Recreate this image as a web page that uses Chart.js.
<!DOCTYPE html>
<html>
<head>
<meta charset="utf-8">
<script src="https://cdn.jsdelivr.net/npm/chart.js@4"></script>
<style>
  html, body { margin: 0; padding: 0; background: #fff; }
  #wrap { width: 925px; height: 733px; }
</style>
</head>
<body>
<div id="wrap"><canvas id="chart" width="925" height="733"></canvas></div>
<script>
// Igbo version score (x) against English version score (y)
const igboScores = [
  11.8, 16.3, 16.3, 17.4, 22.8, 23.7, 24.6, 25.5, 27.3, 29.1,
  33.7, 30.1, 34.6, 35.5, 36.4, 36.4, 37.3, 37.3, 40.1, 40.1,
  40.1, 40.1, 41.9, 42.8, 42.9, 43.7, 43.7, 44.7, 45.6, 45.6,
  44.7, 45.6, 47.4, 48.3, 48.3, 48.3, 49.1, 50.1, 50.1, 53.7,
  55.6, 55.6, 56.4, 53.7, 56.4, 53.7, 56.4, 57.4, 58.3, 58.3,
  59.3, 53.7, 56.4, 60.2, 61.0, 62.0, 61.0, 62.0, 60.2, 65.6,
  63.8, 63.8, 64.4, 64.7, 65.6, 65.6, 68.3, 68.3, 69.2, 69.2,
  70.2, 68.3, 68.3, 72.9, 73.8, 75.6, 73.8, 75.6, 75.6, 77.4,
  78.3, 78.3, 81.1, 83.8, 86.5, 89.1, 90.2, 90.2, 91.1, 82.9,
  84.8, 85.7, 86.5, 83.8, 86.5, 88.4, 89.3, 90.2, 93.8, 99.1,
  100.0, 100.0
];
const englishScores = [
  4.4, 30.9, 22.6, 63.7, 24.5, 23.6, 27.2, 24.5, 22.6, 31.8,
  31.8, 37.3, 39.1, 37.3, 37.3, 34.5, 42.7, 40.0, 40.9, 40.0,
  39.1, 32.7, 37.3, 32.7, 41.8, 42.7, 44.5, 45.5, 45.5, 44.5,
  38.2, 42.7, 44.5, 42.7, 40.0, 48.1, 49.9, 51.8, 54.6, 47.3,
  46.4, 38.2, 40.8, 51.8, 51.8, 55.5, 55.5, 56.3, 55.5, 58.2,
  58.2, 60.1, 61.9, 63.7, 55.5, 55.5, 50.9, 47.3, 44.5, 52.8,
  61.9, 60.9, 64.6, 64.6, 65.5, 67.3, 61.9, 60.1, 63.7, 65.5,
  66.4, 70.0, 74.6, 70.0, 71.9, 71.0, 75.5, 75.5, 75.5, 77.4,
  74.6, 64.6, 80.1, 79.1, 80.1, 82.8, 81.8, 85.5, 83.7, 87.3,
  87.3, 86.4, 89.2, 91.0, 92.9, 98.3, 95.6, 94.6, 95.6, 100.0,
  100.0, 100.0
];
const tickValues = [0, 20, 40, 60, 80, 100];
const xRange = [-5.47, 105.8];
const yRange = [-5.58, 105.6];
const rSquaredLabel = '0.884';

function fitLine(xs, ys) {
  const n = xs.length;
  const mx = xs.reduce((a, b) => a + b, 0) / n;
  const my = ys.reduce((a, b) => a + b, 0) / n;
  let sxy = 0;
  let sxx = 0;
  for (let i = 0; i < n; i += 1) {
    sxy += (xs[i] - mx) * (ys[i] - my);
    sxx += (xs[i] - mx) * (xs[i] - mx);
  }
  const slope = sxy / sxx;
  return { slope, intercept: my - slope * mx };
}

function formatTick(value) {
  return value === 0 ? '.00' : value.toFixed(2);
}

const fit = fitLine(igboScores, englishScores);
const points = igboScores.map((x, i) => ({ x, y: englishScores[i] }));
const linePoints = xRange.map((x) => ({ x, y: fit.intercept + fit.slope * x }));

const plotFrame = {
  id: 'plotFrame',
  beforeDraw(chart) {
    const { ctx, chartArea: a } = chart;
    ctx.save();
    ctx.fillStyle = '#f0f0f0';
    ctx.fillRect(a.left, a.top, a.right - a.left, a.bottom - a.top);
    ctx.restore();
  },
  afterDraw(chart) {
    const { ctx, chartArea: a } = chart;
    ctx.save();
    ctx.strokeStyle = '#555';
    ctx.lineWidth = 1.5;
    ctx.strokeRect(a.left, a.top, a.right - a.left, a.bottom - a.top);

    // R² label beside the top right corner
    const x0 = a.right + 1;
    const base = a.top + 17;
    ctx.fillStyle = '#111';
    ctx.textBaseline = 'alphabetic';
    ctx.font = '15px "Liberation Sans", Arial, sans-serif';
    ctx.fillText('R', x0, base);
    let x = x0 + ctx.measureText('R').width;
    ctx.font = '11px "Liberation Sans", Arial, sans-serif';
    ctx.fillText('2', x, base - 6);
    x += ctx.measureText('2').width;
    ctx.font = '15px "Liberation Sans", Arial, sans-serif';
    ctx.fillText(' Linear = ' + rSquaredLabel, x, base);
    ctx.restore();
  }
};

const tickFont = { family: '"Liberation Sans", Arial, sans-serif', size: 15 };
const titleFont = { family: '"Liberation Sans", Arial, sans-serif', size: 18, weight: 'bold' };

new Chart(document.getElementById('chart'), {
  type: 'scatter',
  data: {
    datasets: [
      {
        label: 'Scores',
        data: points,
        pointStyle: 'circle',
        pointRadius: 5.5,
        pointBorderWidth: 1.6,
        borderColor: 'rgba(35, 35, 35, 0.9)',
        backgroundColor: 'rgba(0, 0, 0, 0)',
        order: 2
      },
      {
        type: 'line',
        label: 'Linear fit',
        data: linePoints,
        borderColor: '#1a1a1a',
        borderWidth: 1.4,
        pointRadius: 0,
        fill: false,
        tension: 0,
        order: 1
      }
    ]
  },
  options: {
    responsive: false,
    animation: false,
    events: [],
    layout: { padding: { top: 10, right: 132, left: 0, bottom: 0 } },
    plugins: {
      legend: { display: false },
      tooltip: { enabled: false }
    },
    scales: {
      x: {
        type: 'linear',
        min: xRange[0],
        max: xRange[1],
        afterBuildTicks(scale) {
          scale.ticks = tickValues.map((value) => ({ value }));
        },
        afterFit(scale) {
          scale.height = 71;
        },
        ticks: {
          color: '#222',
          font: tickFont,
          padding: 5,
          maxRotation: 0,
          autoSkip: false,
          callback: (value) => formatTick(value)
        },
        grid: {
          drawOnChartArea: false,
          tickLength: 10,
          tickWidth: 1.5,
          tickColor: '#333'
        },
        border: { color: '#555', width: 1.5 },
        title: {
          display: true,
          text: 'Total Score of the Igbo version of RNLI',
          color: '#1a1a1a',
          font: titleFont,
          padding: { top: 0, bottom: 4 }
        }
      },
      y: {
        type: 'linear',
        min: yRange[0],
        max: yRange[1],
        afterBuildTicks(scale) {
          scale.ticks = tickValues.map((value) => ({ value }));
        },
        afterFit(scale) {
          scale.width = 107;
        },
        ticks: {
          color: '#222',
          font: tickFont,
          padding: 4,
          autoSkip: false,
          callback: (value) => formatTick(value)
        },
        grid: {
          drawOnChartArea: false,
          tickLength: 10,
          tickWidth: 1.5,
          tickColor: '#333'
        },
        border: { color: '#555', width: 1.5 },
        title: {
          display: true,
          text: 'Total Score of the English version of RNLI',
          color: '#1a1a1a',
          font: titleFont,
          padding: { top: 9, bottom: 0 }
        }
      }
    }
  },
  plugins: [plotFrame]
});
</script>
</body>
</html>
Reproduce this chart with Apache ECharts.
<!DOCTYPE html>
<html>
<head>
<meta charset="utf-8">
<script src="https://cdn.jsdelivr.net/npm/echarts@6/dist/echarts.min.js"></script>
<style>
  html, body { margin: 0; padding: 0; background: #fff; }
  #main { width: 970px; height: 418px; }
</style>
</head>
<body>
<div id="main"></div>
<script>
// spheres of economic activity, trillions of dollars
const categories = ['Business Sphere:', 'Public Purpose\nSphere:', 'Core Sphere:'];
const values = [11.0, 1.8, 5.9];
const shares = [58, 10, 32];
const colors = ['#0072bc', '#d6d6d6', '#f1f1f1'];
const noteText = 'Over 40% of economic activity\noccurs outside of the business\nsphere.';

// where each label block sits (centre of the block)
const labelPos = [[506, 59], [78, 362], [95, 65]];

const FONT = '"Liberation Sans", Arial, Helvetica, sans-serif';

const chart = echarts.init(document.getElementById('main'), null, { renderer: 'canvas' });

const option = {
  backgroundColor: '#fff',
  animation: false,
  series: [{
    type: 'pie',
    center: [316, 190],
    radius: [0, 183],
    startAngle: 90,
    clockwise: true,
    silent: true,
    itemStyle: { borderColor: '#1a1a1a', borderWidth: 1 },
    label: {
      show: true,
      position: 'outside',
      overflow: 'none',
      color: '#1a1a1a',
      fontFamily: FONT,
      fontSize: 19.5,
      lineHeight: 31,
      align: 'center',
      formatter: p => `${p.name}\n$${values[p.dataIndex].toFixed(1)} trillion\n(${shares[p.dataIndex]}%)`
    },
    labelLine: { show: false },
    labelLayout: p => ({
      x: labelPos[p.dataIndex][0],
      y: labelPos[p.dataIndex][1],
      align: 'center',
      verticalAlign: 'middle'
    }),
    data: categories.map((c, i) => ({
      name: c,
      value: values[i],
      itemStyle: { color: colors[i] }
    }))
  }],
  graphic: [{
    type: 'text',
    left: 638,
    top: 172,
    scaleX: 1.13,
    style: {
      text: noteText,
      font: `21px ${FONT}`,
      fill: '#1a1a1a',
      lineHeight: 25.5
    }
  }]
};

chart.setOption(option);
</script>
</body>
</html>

____

Show the lines where the word "this" appears in the entries.

Recreate this image as a web page that uses Chart.js.
Reproduce this chart with Apache ECharts.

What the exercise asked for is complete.